A comet that fell into the Sun on 7 February was tracked by two
different instruments on the ESA-NASA SOHO spacecraft, enabling
scientists to characterize it quite precisely. This was just one of
nearly 300 comets discovered by SOHO since 1996, thanks mainly to the
privileged view of the sky around the Sun given by the visible-light
coronagraph LASCO. On this occasion SOHO’s ultraviolet coronagraph UVCS
also observed the comet repeatedly. It gave valuable additional
information, both about the comet and about the solar wind close to the
Sun.
The accompanying picture shows, superimposed on a LASCO visible-light image, two of the ultraviolet images obtained by Michael Uzzo of the UVCS team at the Smithsonian Astrophysical Observatory (SAO) in Cambridge, Massachusetts. They were timed about an hour apart, when the comet’s head was 2.7 and 1.6 million kilometres from the Sun’s surface. The blow-up of the first image shows a wide and well-defined gas tail more than 500 000 kilometres long. The white ring on the LASCO coronagraph mask, which shields the instrument from the glare of direct sunlight, denotes the size and position of the visible Sun.

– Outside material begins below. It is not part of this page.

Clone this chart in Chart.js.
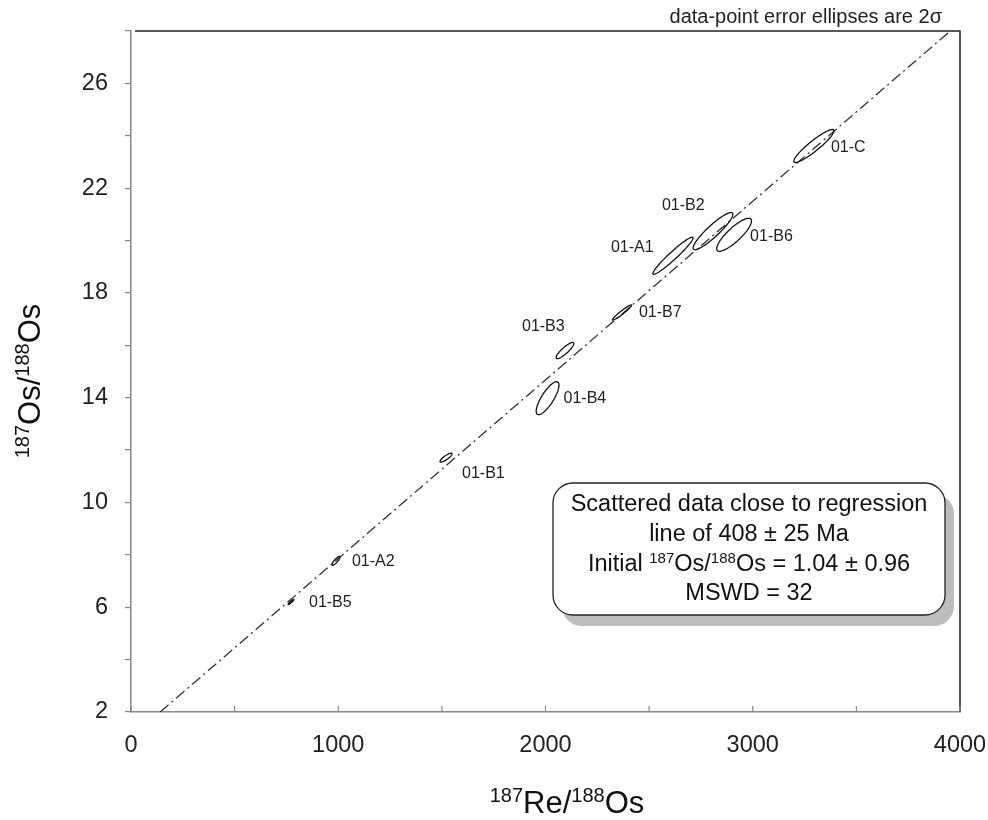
<!DOCTYPE html>
<html>
<head>
<meta charset="utf-8">
<script src="https://cdn.jsdelivr.net/npm/chart.js@4.4.1/dist/chart.umd.min.js"></script>
<style>
  html, body { margin: 0; padding: 0; background: #fff; }
  #wrap { width: 988px; height: 820px; }
</style>
</head>
<body>
<div id="wrap"><canvas id="isochron" width="988" height="820"></canvas></div>
<script>
// sample data: 187Re/188Os, 187Os/188Os, 2-sigma half widths, error correlation
const samples = ['01-C', '01-B2', '01-B6', '01-A1', '01-B7', '01-B3', '01-B4', '01-B1', '01-A2', '01-B5'];
const reOs   = [3295, 2808, 2910, 2615, 2369, 2094, 2010, 1520, 989, 772];
const osOs   = [23.61, 20.36, 20.22, 19.42, 17.25, 15.80, 13.98, 11.71, 7.77, 6.20];
const errX   = [97, 96, 84, 97, 46, 43, 55, 29, 19, 14];
const errY   = [0.63, 0.71, 0.63, 0.71, 0.29, 0.31, 0.63, 0.17, 0.17, 0.10];
const rho    = [0.92, 0.91, 0.84, 0.96, 0.96, 0.87, 0.79, 0.85, 0.85, 0.93];

// regression line end points (408 Ma, initial 1.04)
const regX = [141, 3953];
const regY = [2, 28];

const xTickLabels = [0, 1000, 2000, 3000, 4000];
const yTickLabels = [2, 6, 10, 14, 18, 22, 26];

const FONT = '"Liberation Sans", Arial, sans-serif';

// label offsets from the ellipse centre, in pixels
const labelOffset = {
  '01-C': [17, 2], '01-B2': [-51, -26], '01-B6': [16, 2], '01-A1': [-62, -8],
  '01-B7': [17, 0], '01-B3': [-43, -24], '01-B4': [16, 0], '01-B1': [16, 16],
  '01-A2': [16, 1], '01-B5': [18, 1]
};

function richText(ctx, parts, x, y, size, align) {
  const big = size + 'px ' + FONT;
  const small = Math.round(size * 0.65) + 'px ' + FONT;
  let w = 0;
  parts.forEach(p => { ctx.font = p.sup ? small : big; p.w = ctx.measureText(p.t).width; w += p.w; });
  let cx = align === 'center' ? x - w / 2 : x;
  ctx.textAlign = 'left';
  ctx.textBaseline = 'alphabetic';
  parts.forEach(p => {
    ctx.font = p.sup ? small : big;
    ctx.fillText(p.t, cx, p.sup ? y - size * 0.36 : y);
    cx += p.w;
  });
}

function roundRect(ctx, x, y, w, h, r) {
  ctx.beginPath();
  ctx.moveTo(x + r, y);
  ctx.arcTo(x + w, y, x + w, y + h, r);
  ctx.arcTo(x + w, y + h, x, y + h, r);
  ctx.arcTo(x, y + h, x, y, r);
  ctx.arcTo(x, y, x + w, y, r);
  ctx.closePath();
}

const decor = {
  id: 'decor',
  afterDraw(chart) {
    const ctx = chart.ctx;
    const a = chart.chartArea;
    const xs = chart.scales.x, ys = chart.scales.y;
    ctx.save();

    // top & right frame
    ctx.strokeStyle = '#222';
    ctx.lineWidth = 1.5;
    ctx.beginPath();
    ctx.moveTo(a.left + 4, a.top);
    ctx.lineTo(a.right, a.top);
    ctx.lineTo(a.right, a.bottom);
    ctx.stroke();

    // inner x tick marks
    ctx.strokeStyle = '#888';
    ctx.lineWidth = 1.2;
    xs.ticks.forEach(t => {
      const px = xs.getPixelForValue(t.value);
      ctx.beginPath();
      ctx.moveTo(px, a.bottom);
      ctx.lineTo(px, a.bottom - 6);
      ctx.stroke();
    });

    // error ellipses
    ctx.strokeStyle = '#111';
    ctx.lineWidth = 1.3;
    samples.forEach((s, i) => {
      const q = Math.sqrt(1 - rho[i] * rho[i]);
      ctx.beginPath();
      for (let k = 0; k <= 90; k++) {
        const th = k / 90 * Math.PI * 2;
        const vx = reOs[i] + errX[i] * Math.cos(th);
        const vy = osOs[i] + errY[i] * (rho[i] * Math.cos(th) + q * Math.sin(th));
        const px = xs.getPixelForValue(vx), py = ys.getPixelForValue(vy);
        if (k === 0) ctx.moveTo(px, py); else ctx.lineTo(px, py);
      }
      ctx.closePath();
      ctx.stroke();

      const off = labelOffset[s];
      ctx.fillStyle = '#222';
      ctx.font = '16px ' + FONT;
      ctx.textAlign = 'left';
      ctx.textBaseline = 'middle';
      ctx.fillText(s, xs.getPixelForValue(reOs[i]) + off[0], ys.getPixelForValue(osOs[i]) + off[1]);
    });

    // note at top
    ctx.fillStyle = '#222';
    ctx.font = '20px ' + FONT;
    ctx.textAlign = 'right';
    ctx.textBaseline = 'alphabetic';
    ctx.fillText('data-point error ellipses are 2\u03c3', a.right - 18, 23);

    // result box with shadow
    const bx = 553, by = 483, bw = 392, bh = 132;
    ctx.fillStyle = '#bdbdbd';
    roundRect(ctx, bx + 9, by + 11, bw, bh, 20);
    ctx.fill();
    ctx.fillStyle = '#fff';
    ctx.strokeStyle = '#222';
    ctx.lineWidth = 1.3;
    roundRect(ctx, bx, by, bw, bh, 20);
    ctx.fill();
    ctx.stroke();
    ctx.fillStyle = '#111';
    const mid = bx + bw / 2;
    richText(ctx, [{ t: 'Scattered data close to regression' }], mid, 511, 23.5, 'center');
    richText(ctx, [{ t: 'line of 408 \u00b1 25 Ma' }], mid, 541, 23.5, 'center');
    richText(ctx, [{ t: 'Initial ' }, { t: '187', sup: true }, { t: 'Os/' }, { t: '188', sup: true },
                   { t: 'Os = 1.04 \u00b1 0.96' }], mid, 571, 23.5, 'center');
    richText(ctx, [{ t: 'MSWD = 32' }], mid, 600, 23.5, 'center');

    // axis titles
    ctx.fillStyle = '#111';
    richText(ctx, [{ t: '187', sup: true }, { t: 'Re/' }, { t: '188', sup: true }, { t: 'Os' }], 567, 813, 31, 'center');
    ctx.translate(40, 381);
    ctx.rotate(-Math.PI / 2);
    richText(ctx, [{ t: '187', sup: true }, { t: 'Os/' }, { t: '188', sup: true }, { t: 'Os' }], 0, 0, 31, 'center');
    ctx.restore();
  }
};

const ctx = document.getElementById('isochron').getContext('2d');
new Chart(ctx, {
  type: 'scatter',
  data: {
    datasets: [{
      type: 'line',
      data: regX.map((x, i) => ({ x, y: regY[i] })),
      borderColor: '#333',
      borderWidth: 1.3,
      borderDash: [11, 4, 2, 4],
      pointRadius: 0,
      fill: false
    }]
  },
  options: {
    responsive: false,
    animation: false,
    layout: { padding: { top: 31, right: 28, left: 0, bottom: 0 } },
    plugins: { legend: { display: false }, tooltip: { enabled: false } },
    scales: {
      x: {
        type: 'linear', min: 0, max: 4000,
        ticks: {
          stepSize: 500, autoSkip: false, maxRotation: 0, padding: 19,
          color: '#222', font: { family: FONT, size: 23.5 },
          callback: v => xTickLabels.includes(v) ? String(v) : ''
        },
        grid: { drawOnChartArea: false, drawTicks: false },
        border: { color: '#888', width: 1.5 },
        afterFit(s) { s.height = 108; s.paddingLeft = 0; s.paddingRight = 0; }
      },
      y: {
        type: 'linear', min: 2, max: 28,
        ticks: {
          stepSize: 2, autoSkip: false, padding: 17,
          color: '#222', font: { family: FONT, size: 23.5 },
          callback: v => yTickLabels.includes(v) ? String(v) : ''
        },
        grid: { drawOnChartArea: false, drawTicks: true, tickLength: 6, color: '#888', lineWidth: 1.2 },
        border: { color: '#888', width: 1.5 },
        afterFit(s) { s.width = 131; s.paddingTop = 0; s.paddingBottom = 0; }
      }
    }
  },
  plugins: [decor]
});
</script>
</body>
</html>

Sebastian Hoenig in Germany and Xing Ming Zhou in China discovered the comet on 6 February in the LASCO images that are available every day to comet hunters via the Internet. Data from successive observations, supplied by the LASCO team, enabled Brian Marsden at SAO to compute the comet’s orbit and to make the discovery official on behalf of the International Astronomical Union by designating it as Comet C/2001 C2 (SOHO). Like most of the comets found by SOHO it belonged to a family of small “sungrazers” that are believed to be fragments of a large comet that broke up long ago. For C/2001 C2 (SOHO) the encounter with the Sun was fatal.
The UVCS images show ultraviolet light from hydrogen atoms, made by the break-up of water vapour released from the comet by the Sun’s heat. John Raymond of SAO estimates that the comet was letting off steam at about 100 kilograms per second, and that the comet nucleus was only 10-20 metres wide. In large objects like Halley’s Comet the nucleus is measured in kilometres.
At 2.7 million kilometres out (as in the first of the two UVCS images) the comet was flying through a relatively tenuous solar wind but, closer in, the density seems to have increased almost tenfold. This is interpreted as an effect of the comet passing out of the region of a fast solar wind into a slower windstream of higher density. Further analysis may refine all of these estimates.